Reproduce the listing word for word. Skip any image.

_DATA LINES:_

====================

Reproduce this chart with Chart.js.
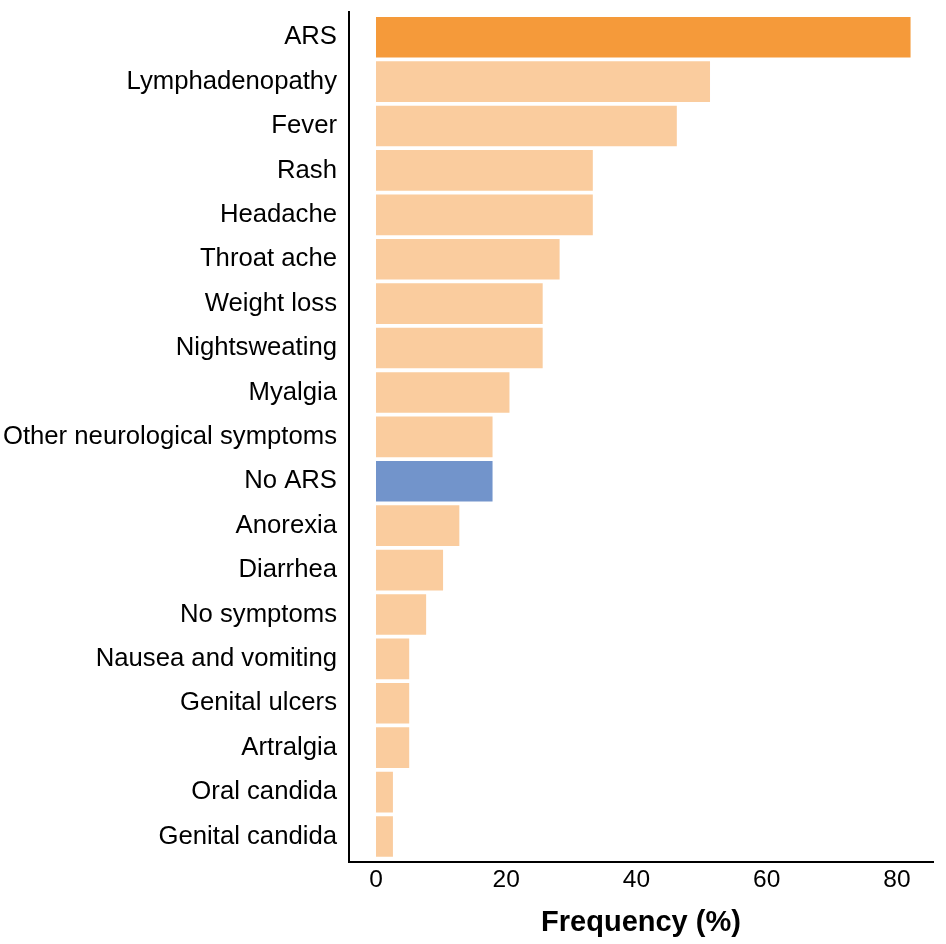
<!DOCTYPE html>
<html lang="en">
<head>
<meta charset="UTF-8">
<title>Symptom frequency</title>
<script src="https://cdn.jsdelivr.net/npm/chart.js"></script>
<style>
  html, body {
    margin: 0;
    padding: 0;
    background: #fff;
  }
  #chart {
    display: block;
  }
</style>
</head>
<body>

<canvas id="chart" width="946" height="944"></canvas>

<script>
// symptoms, top to bottom
const symptoms = [
  "ARS", "Lymphadenopathy", "Fever", "Rash", "Headache", "Throat ache",
  "Weight loss", "Nightsweating", "Myalgia", "Other neurological symptoms",
  "No ARS", "Anorexia", "Diarrhea", "No symptoms", "Nausea and vomiting",
  "Genital ulcers", "Artralgia", "Oral candida", "Genital candida"
];
// frequency in %
const frequency = [
  82.1, 51.3, 46.2, 33.3, 33.3, 28.2,
  25.6, 25.6, 20.5, 17.9,
  17.9, 12.8, 10.3, 7.7, 5.1,
  5.1, 5.1, 2.6, 2.6
];
const xTicks = [0, 20, 40, 60, 80];

const barColors = symptoms.map(s => {
  if (s === "ARS") return "#f59a3a";
  if (s === "No ARS") return "#7294cb";
  return "#facc9e";
});

// plain black axis lines, a little longer than the plot area like the original
const axisLines = {
  id: "axisLines",
  afterDraw(chart) {
    const ctx = chart.ctx;
    const a = chart.chartArea;
    ctx.save();
    ctx.strokeStyle = "#000";
    ctx.lineWidth = 2;
    ctx.beginPath();
    ctx.moveTo(a.left + 1, a.top - 4);
    ctx.lineTo(a.left + 1, a.bottom + 4.3);
    ctx.moveTo(a.left, a.bottom + 3.3);
    ctx.lineTo(a.right, a.bottom + 3.3);
    ctx.stroke();
    ctx.restore();
  }
};

const font = "'Liberation Sans', Arial, sans-serif";

new Chart(document.getElementById("chart"), {
  type: "bar",
  data: {
    labels: symptoms,
    datasets: [{
      data: frequency,
      backgroundColor: barColors,
      borderWidth: 0,
      categoryPercentage: 1,
      barPercentage: 0.915
    }]
  },
  options: {
    indexAxis: "y",
    responsive: false,
    animation: false,
    devicePixelRatio: 1,
    layout: { padding: { top: 15, right: 12, bottom: 0, left: 0 } },
    plugins: {
      legend: { display: false },
      tooltip: { enabled: false }
    },
    scales: {
      x: {
        type: "linear",
        min: -4.3,
        max: 85.7,
        afterBuildTicks: scale => { scale.ticks = xTicks.map(v => ({ value: v })); },
        afterFit: scale => {
          scale.height = 85.3;
          scale.paddingLeft = 0;
          scale.paddingRight = 0;
        },
        grid: { display: false, drawTicks: false },
        border: { display: false },
        ticks: {
          padding: 7,
          color: "#000",
          font: { family: font, size: 24.5 }
        },
        title: {
          display: true,
          text: "Frequency (%)",
          color: "#000",
          font: { family: font, size: 29, weight: "bold" },
          padding: { top: 0, bottom: 4 }
        }
      },
      y: {
        afterFit: scale => {
          scale.width = 348;
          scale.paddingTop = 0;
          scale.paddingBottom = 0;
        },
        grid: { display: false, drawTicks: false },
        border: { display: false },
        ticks: {
          padding: 11,
          color: "#000",
          font: { family: font, size: 25.7 },
          autoSkip: false
        }
      }
    }
  },
  plugins: [axisLines]
});
</script>

</body>
</html>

====================

_PROBLEM SOLUTION:_
Reproduce this chart with Chart.js.
<!DOCTYPE html>
<html lang="en">
<head>
<meta charset="UTF-8">
<title>Symptom frequency</title>
<script src="https://cdn.jsdelivr.net/npm/chart.js"></script>
<style>
  html, body {
    margin: 0;
    padding: 0;
    background: #fff;
  }
  #chart {
    display: block;
  }
</style>
</head>
<body>

<canvas id="chart" width="946" height="944"></canvas>

<script>
// symptoms, top to bottom
const symptoms = [
  "ARS", "Lymphadenopathy", "Fever", "Rash", "Headache", "Throat ache",
  "Weight loss", "Nightsweating", "Myalgia", "Other neurological symptoms",
  "No ARS", "Anorexia", "Diarrhea", "No symptoms", "Nausea and vomiting",
  "Genital ulcers", "Artralgia", "Oral candida", "Genital candida"
];
// frequency in %
const frequency = [
  82.1, 51.3, 46.2, 33.3, 33.3, 28.2,
  25.6, 25.6, 20.5, 17.9,
  17.9, 12.8, 10.3, 7.7, 5.1,
  5.1, 5.1, 2.6, 2.6
];
const xTicks = [0, 20, 40, 60, 80];

const barColors = symptoms.map(s => {
  if (s === "ARS") return "#f59a3a";
  if (s === "No ARS") return "#7294cb";
  return "#facc9e";
});

// plain black axis lines, a little longer than the plot area like the original
const axisLines = {
  id: "axisLines",
  afterDraw(chart) {
    const ctx = chart.ctx;
    const a = chart.chartArea;
    ctx.save();
    ctx.strokeStyle = "#000";
    ctx.lineWidth = 2;
    ctx.beginPath();
    ctx.moveTo(a.left + 1, a.top - 4);
    ctx.lineTo(a.left + 1, a.bottom + 4.3);
    ctx.moveTo(a.left, a.bottom + 3.3);
    ctx.lineTo(a.right, a.bottom + 3.3);
    ctx.stroke();
    ctx.restore();
  }
};

const font = "'Liberation Sans', Arial, sans-serif";

new Chart(document.getElementById("chart"), {
  type: "bar",
  data: {
    labels: symptoms,
    datasets: [{
      data: frequency,
      backgroundColor: barColors,
      borderWidth: 0,
      categoryPercentage: 1,
      barPercentage: 0.915
    }]
  },
  options: {
    indexAxis: "y",
    responsive: false,
    animation: false,
    devicePixelRatio: 1,
    layout: { padding: { top: 15, right: 12, bottom: 0, left: 0 } },
    plugins: {
      legend: { display: false },
      tooltip: { enabled: false }
    },
    scales: {
      x: {
        type: "linear",
        min: -4.3,
        max: 85.7,
        afterBuildTicks: scale => { scale.ticks = xTicks.map(v => ({ value: v })); },
        afterFit: scale => {
          scale.height = 85.3;
          scale.paddingLeft = 0;
          scale.paddingRight = 0;
        },
        grid: { display: false, drawTicks: false },
        border: { display: false },
        ticks: {
          padding: 7,
          color: "#000",
          font: { family: font, size: 24.5 }
        },
        title: {
          display: true,
          text: "Frequency (%)",
          color: "#000",
          font: { family: font, size: 29, weight: "bold" },
          padding: { top: 0, bottom: 4 }
        }
      },
      y: {
        afterFit: scale => {
          scale.width = 348;
          scale.paddingTop = 0;
          scale.paddingBottom = 0;
        },
        grid: { display: false, drawTicks: false },
        border: { display: false },
        ticks: {
          padding: 11,
          color: "#000",
          font: { family: font, size: 25.7 },
          autoSkip: false
        }
      }
    }
  },
  plugins: [axisLines]
});
</script>

</body>
</html>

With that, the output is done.